5. Invest in Field-Level Coherence and Transition Planning

Decentralization—another key plank of early ideas around UN80—is overdue. Integration works best closest to the field, where staff are focused on real needs rather than headquarters politics. But decentralization must be accompanied by discretion, capacity, and support.

Transitions, particularly peacekeeping drawdowns, remain some of the UN’s weakest moments. These handovers are often late, under-resourced, and poorly coordinated. UN80 must ensure that transitions are planned well in advance, with integrated teams that span political, development, and humanitarian expertise.

Conclusion

Ultimately, no secretary-general can do this alone. UN80 reforms that touch mandates, funding, and governance require member-state leadership. Many of the dysfunctions UN80 seeks to fix were created by political compromise.

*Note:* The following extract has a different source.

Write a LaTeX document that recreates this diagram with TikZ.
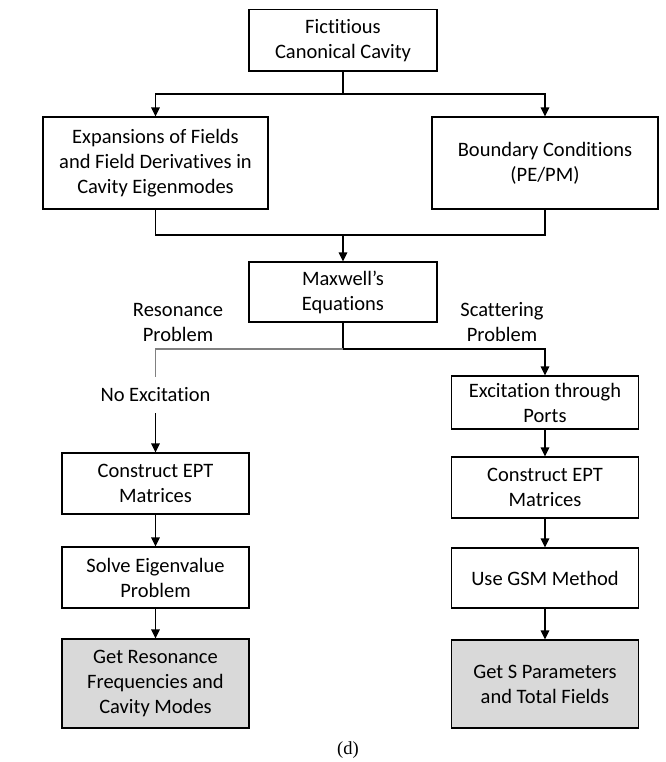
\documentclass[tikz,border=0pt]{standalone}
\usepackage{fontspec}
\setmainfont[Ligatures={NoCommon,NoContextual},RawFeature={-liga;-clig;-calt;-dlig}]{Carlito}
\newfontfamily\capfont{Liberation Serif}
\usetikzlibrary{arrows.meta}
\definecolor{boxgray}{HTML}{D9D9D9}
\definecolor{linegray}{HTML}{808080}
\begin{document}
\begin{tikzpicture}[x=1pt,y=-1pt,
  txt/.style={font=\fontsize{20.5}{25}\selectfont},
  box/.style={txt,draw=black,line width=1.3pt,inner sep=0pt,align=center},
  result/.style={box,fill=boxgray},
  lbl/.style={txt,inner sep=0pt,align=center},
  conn/.style={line width=1.5pt},
  arr/.style={conn,-{Triangle[length=9pt,width=8.5pt]}},
  grayconn/.style={line width=1.2pt,draw=linegray}]
\useasboundingbox (0,0) rectangle (665,762);

% top part
\node[box,minimum width=188pt,minimum height=61.5pt] (top) at (343,40.25) {Fictitious\\Canonical Cavity};
\node[box,minimum width=225pt,minimum height=92pt] (exp) at (155.5,163) {Expansions of Fields\\and Field Derivatives in\\Cavity Eigenmodes};
\node[box,minimum width=226pt,minimum height=92pt] (bc) at (545,163) {Boundary Conditions\\(PE/PM)};
\node[box,minimum width=188pt,minimum height=60pt] (max) at (343,292) {Maxwell’s\\Equations};

\node[lbl] (res) at (178,322.5) {Resonance\\Problem};
\node[lbl] (sca) at (502,322.5) {Scattering\\Problem};

% left branch
\node[lbl,inner ysep=11pt] (ne) at (155.5,395) {No Excitation};
\node[box,minimum width=187pt,minimum height=61pt] (lc) at (155.5,483.5) {Construct EPT\\Matrices};
\node[box,minimum width=187pt,minimum height=61pt] (ls) at (155.5,577.5) {Solve Eigenvalue\\Problem};
\node[result,minimum width=187pt,minimum height=89pt] (lg) at (155.5,683.5) {Get Resonance\\Frequencies and\\Cavity Modes};

% right branch
\node[box,minimum width=187pt,minimum height=53pt] (re) at (545,402.5) {Excitation through\\Ports};
\node[box,minimum width=187pt,minimum height=61pt] (rc) at (545,487.5) {Construct EPT\\Matrices};
\node[box,minimum width=187pt,minimum height=60pt] (rg) at (545,578) {Use GSM Method};
\node[result,minimum width=187pt,minimum height=88pt] (rs) at (545,684) {Get S Parameters\\and Total Fields};

\node[inner sep=0pt,font=\capfont\fontsize{18.5}{21}\selectfont] (cap) at (348,750) {(d)};

% connectors
\coordinate (j1) at (343,94);
\coordinate (j2) at (343,235);
\coordinate (j3) at (343,349);
\draw[conn] (top.south) -- (j1);
\draw[arr] (j1) -| (exp.north);
\draw[arr] (j1) -| (bc.north);
\draw[conn] (exp.south) |- (j2) -| (bc.south);
\draw[arr] (j2) -- (max.north);
\draw[conn] (max.south) -- (j3);
\draw[arr] (j3) -| (re.north);
\draw[grayconn] (j3) -| (ne.north);
\draw[arr] (ne.south) -- (lc.north);
\draw[arr] (lc.south) -- (ls.north);
\draw[arr] (ls.south) -- (lg.north);
\draw[arr] (re.south) -- (rc.north);
\draw[arr] (rc.south) -- (rg.north);
\draw[arr] (rg.south) -- (rs.north);
\end{tikzpicture}
\end{document}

To address them, governments must provide coherent mandates, flexible funding, and political backing for integration.

Member states must also hold themselves accountable. The tendency to micromanage from afar, to preserve turf through earmarking, and to treat reform as a way to cut costs rather than to enhance the UN’s mission must be resisted. Otherwise, even the best-designed reforms will falter.

UN80’s success will not be measured by departments merged or posts abolished, but by whether the UN delivers more coherent, effective, and principled support to those it serves. That will require reform not only of structure, but of behavior, leadership, and the compact with member states. The stakes are high—and the window for action is narrow. This time, the system must not settle back into familiar habits.

Jordan Ryan is a former United Nations Assistant Secretary-General and former Vice President for Peace Programs at The Carter Center. He served as UN resident coordinator in Vietnam, deputy special representative of the secretary-general in Liberia, and director of UNDP’s Bureau for Crisis Prevention and Recovery. In 2021, he led the UN Integration Review commissioned by the Executive Office of the Secretary-General.